__WRITTEN PROBLEM__.
Seek out every line containing the word "chart", and copy each.

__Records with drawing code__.

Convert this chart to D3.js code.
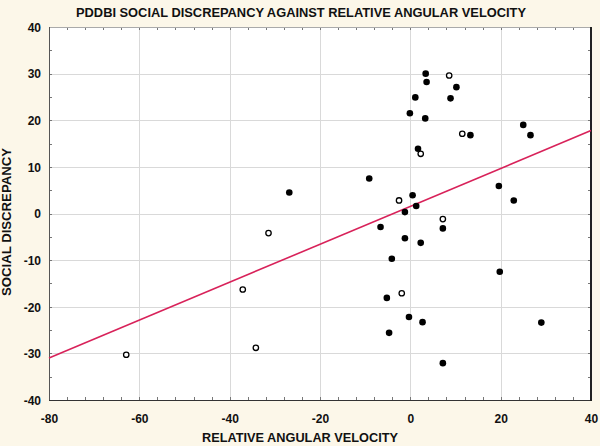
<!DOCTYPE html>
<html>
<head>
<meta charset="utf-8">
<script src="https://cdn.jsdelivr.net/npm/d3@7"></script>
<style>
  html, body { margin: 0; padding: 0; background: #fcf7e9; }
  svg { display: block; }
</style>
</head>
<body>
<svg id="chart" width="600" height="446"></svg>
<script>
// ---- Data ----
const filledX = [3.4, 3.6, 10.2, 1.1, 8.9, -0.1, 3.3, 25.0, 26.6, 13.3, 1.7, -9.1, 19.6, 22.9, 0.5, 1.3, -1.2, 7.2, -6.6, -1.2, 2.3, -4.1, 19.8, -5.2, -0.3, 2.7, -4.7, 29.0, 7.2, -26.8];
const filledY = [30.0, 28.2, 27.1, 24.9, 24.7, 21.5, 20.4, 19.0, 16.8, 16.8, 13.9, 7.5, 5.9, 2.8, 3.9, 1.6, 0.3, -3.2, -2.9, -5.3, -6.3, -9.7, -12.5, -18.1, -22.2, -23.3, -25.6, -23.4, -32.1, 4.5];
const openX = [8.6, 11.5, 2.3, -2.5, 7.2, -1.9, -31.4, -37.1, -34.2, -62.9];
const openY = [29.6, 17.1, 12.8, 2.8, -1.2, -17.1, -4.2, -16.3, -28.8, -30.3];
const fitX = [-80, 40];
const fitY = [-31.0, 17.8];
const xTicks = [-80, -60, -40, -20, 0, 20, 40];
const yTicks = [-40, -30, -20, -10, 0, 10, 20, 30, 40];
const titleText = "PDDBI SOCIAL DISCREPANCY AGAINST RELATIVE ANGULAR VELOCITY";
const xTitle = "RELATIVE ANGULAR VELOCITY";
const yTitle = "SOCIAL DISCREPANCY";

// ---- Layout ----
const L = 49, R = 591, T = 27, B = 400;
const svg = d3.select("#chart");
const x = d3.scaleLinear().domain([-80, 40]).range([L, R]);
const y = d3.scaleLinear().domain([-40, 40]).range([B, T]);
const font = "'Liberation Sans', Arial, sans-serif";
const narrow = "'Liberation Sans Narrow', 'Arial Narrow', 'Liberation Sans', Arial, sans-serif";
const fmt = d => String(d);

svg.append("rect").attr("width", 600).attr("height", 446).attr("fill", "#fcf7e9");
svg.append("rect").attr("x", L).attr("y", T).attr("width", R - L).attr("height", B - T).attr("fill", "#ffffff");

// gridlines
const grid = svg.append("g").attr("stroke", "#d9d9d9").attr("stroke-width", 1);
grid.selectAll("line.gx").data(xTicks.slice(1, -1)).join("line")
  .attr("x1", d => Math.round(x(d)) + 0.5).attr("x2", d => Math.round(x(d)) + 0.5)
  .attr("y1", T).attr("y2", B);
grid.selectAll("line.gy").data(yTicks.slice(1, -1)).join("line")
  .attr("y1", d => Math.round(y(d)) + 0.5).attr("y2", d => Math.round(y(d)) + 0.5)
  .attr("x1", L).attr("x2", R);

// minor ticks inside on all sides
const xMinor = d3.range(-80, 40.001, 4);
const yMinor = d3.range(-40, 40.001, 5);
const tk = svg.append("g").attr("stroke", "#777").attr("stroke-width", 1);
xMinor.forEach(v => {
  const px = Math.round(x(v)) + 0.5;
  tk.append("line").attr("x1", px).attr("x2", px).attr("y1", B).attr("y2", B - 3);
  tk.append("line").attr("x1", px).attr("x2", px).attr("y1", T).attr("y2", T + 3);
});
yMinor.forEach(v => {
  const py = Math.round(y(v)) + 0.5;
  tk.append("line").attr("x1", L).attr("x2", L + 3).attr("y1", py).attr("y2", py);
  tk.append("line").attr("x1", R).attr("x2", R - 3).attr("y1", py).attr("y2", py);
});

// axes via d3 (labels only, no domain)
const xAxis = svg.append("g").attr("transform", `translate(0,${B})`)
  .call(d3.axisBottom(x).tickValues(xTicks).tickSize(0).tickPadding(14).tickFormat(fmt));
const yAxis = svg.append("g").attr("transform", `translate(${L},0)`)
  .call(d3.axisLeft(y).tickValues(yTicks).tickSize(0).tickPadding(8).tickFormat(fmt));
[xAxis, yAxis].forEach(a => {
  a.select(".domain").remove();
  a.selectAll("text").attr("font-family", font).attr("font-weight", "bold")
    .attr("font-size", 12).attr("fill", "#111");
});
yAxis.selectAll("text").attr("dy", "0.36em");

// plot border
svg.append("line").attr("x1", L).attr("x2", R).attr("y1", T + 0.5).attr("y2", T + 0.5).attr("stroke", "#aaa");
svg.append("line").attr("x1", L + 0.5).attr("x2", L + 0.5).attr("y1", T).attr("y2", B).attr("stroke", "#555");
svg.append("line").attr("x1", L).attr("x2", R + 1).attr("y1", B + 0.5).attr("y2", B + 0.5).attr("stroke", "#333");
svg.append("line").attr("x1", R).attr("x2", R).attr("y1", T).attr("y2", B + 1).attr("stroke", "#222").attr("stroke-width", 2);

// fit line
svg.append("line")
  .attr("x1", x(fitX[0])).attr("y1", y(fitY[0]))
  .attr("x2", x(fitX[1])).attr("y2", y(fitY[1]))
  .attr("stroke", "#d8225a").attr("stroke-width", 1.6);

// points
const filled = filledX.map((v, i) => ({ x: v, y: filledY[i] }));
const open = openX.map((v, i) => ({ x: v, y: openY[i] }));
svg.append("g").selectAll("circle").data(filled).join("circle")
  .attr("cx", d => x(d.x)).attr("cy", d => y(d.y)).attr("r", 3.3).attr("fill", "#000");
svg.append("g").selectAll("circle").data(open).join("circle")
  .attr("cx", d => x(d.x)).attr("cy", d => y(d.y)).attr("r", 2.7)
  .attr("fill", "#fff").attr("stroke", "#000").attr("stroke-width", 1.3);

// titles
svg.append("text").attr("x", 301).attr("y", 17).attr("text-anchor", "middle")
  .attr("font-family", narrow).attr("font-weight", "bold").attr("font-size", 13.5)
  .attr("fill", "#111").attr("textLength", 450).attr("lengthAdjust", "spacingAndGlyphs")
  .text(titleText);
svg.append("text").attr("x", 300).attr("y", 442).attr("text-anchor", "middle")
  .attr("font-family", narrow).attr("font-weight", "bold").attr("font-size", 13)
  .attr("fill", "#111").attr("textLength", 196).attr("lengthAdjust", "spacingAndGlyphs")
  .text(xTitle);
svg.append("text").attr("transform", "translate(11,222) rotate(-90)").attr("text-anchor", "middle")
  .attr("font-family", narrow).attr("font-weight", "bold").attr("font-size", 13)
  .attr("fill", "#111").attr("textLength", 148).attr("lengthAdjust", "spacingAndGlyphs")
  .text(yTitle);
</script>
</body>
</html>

--

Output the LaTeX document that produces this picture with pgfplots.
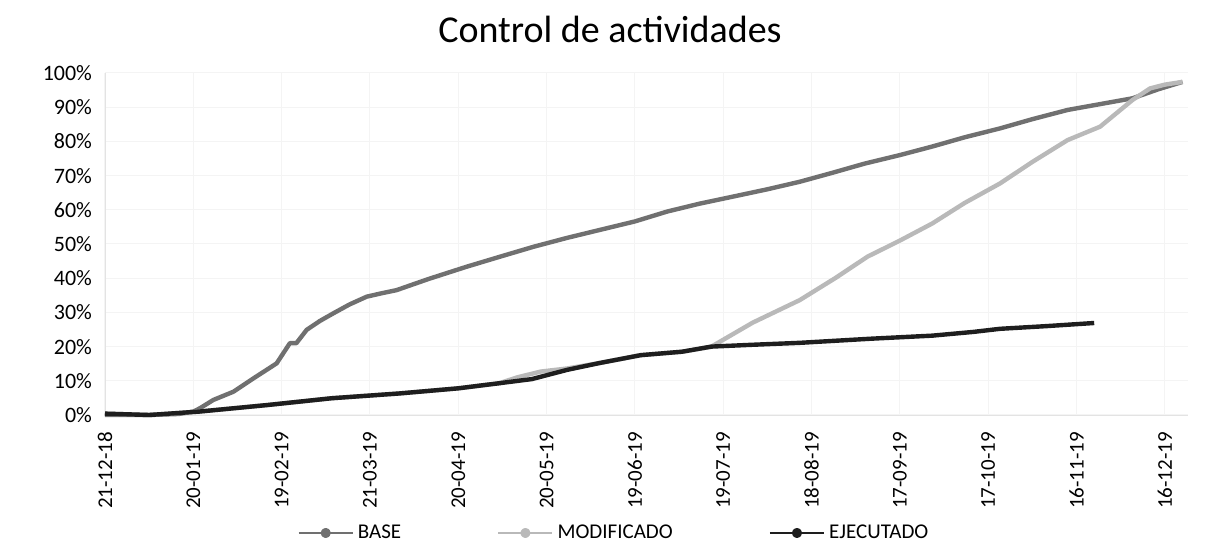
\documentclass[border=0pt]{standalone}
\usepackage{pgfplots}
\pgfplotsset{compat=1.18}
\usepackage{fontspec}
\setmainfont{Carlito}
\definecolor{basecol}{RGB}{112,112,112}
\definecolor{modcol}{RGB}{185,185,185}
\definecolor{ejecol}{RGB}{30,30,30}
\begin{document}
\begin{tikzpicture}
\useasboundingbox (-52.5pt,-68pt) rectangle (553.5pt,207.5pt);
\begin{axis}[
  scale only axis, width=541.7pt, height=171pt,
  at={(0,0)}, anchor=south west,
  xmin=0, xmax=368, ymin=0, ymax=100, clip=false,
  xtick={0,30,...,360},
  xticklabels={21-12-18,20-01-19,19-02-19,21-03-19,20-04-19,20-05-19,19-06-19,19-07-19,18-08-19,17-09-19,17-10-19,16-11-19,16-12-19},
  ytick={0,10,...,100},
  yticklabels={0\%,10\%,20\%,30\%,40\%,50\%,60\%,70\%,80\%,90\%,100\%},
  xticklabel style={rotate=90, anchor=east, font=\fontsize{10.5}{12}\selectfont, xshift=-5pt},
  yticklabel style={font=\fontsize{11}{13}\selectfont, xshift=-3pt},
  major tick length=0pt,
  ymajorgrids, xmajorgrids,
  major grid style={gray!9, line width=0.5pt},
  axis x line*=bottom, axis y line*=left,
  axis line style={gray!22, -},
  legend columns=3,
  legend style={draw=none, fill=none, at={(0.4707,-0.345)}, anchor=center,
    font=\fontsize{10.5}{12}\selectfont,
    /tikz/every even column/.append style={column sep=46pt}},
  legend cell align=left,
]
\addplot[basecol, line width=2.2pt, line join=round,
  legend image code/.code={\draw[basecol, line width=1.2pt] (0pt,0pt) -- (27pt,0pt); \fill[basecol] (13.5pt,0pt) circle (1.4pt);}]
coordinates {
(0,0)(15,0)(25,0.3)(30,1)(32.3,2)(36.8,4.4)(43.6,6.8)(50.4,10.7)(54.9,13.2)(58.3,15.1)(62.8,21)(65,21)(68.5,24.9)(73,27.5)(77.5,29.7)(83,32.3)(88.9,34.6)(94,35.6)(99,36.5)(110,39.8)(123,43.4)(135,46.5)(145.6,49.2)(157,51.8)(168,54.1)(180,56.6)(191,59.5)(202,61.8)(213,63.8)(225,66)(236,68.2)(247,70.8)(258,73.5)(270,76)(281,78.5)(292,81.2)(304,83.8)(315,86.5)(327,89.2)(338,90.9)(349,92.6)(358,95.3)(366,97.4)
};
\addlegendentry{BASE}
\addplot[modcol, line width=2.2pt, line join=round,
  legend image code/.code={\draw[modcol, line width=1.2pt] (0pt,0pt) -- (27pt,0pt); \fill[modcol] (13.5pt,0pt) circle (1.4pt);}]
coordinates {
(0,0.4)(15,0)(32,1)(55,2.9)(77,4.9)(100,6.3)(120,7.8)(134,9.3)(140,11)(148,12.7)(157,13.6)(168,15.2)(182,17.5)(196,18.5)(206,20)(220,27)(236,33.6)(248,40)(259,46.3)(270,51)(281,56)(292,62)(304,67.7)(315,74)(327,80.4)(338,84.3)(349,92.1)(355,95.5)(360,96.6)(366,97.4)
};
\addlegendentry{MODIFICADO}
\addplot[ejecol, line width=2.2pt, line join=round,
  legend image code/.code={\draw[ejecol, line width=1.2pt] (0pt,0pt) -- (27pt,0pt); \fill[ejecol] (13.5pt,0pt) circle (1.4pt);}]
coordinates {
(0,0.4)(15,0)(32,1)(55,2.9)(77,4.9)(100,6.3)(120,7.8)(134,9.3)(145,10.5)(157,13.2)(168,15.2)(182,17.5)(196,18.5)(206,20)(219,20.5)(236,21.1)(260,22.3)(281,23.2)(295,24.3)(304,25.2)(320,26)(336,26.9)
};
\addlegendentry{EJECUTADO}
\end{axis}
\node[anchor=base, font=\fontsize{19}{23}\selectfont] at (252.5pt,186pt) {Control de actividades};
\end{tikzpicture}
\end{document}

__EXERCISE SOLUTION__.
Convert this chart to D3.js code.
<svg id="chart" width="600" height="446"></svg>
const svg = d3.select("#chart");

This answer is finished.